Hull Crown Court heard the girl “pleaded” with Abdoule to let her go during the horrifying ordeal.
The court heard Abdoule, a Somalian national, was known to the woman and took her to his home.
Once inside, Abdoule “locked the door” as the girl “cried and pleaded” with him to let her go.
Abdoule “jabbed a sharp piece of wood into her stomach” as he forced her upstairs, and then held the weapon against her throat as he raped her.
Judge Mark Bury told Abdoule: “She told you she was a virgin to try and get you to stop.
“You said to her, ‘You cannot be, you are white’.
“You told her not to look at you, and pulled her top over her face, telling her you did not want to see her while you were raping her.”
After he had raped her, Abdoule told his victim he had “liked it,” and that she was “not the only girl who was going to get punished”.

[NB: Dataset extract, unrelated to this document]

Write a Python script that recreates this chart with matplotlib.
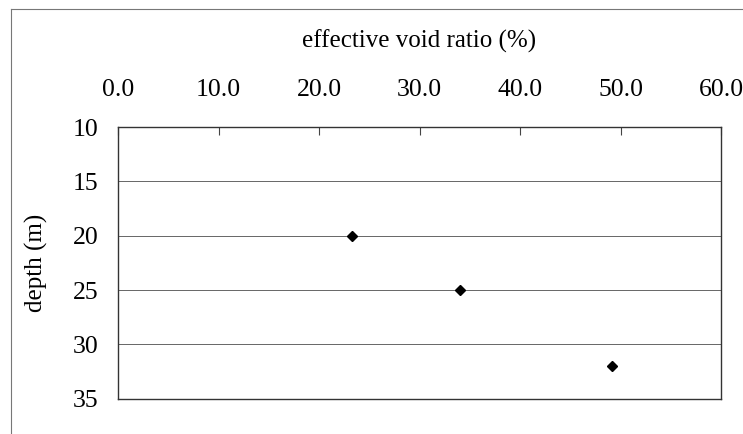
import matplotlib
matplotlib.use("Agg")
import matplotlib.pyplot as plt
from matplotlib.lines import Line2D

void_ratio = [23.3, 34.0, 49.2]
depth = [20, 25, 32]
x_ticks = [0, 10, 20, 30, 40, 50, 60]
x_tick_labels = ["0.0", "10.0", "20.0", "30.0", "40.0", "50.0", "60.0"]
y_ticks = [10, 15, 20, 25, 30, 35]
y_tick_labels = ["10", "15", "20", "25", "30", "35"]

plt.rcParams['font.family'] = ['Liberation Serif', 'DejaVu Serif']

W, H = 743, 434
fig = plt.figure(figsize=(W / 100, H / 100), dpi=100)
ax = fig.add_axes([118 / W, 1 - 398.7 / H, (721 - 118) / W, (398.7 - 127) / H])

ax.plot(void_ratio, depth, linestyle='none', marker='D', markersize=5.5,
        color='black', zorder=3)

ax.set_xlim(0, 60)
ax.set_ylim(35, 10)
ax.xaxis.tick_top()
ax.xaxis.set_label_position('top')
ax.set_xticks(x_ticks)
ax.set_xticklabels(x_tick_labels)
ax.set_yticks(y_ticks)
ax.set_yticklabels(y_tick_labels)
ax.tick_params(axis='x', direction='in', length=6, width=0.8, color='#444',
               pad=19, labelsize=18.5)
ax.tick_params(axis='y', length=0, pad=14, labelsize=18.5)

for v in [15, 20, 25, 30]:
    ax.axhline(v, color='#666666', linewidth=0.7, zorder=1)

for s in ax.spines.values():
    s.set_color('#333333')
    s.set_linewidth(1.0)

ax.set_xlabel('effective void ratio (%)', fontsize=18, labelpad=22)
ax.set_ylabel('depth (m)', fontsize=18, labelpad=18)

fig.add_artist(Line2D([11 / W, 11 / W], [0, 1 - 9 / H], transform=fig.transFigure,
                      color='#777777', linewidth=0.8))
fig.add_artist(Line2D([11 / W, 1], [1 - 9 / H, 1 - 9 / H], transform=fig.transFigure,
                      color='#777777', linewidth=0.8))

fig.savefig('out.png', dpi=100)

He also said to her: “My country would love you.”
When he dropped the teenager off a distance away from his home, Abdoule gave her a new top to wear, and told her “to cherish it”.
He also told her he would kill her if she told anyone what had happened.
Abdoule denied rape, but was found guilty after a trial and was sentenced to 11 years in prison.
In a victim statement, the teenager said she still did not feel safe in her own home.
She said: “I don’t seem able to talk to boys or men anymore, as I feel uneasy doing so.
“Mum lets me go a bit further from the house than last summer, but I always let her know where I am.
“I used to go missing and stay out late, and mum used to nag me, telling me stuff could happen to me.
“I never listened. She was right.”
The victim’s mum also wrote a statement.
In it, she said she felt she had “failed her as a mum.”
She said: “I feel guilty about what happened. It is my job to protect my daughter, and although I did the best I could I have failed her in the end.
“Even when she goes to the shops now I do not like it.”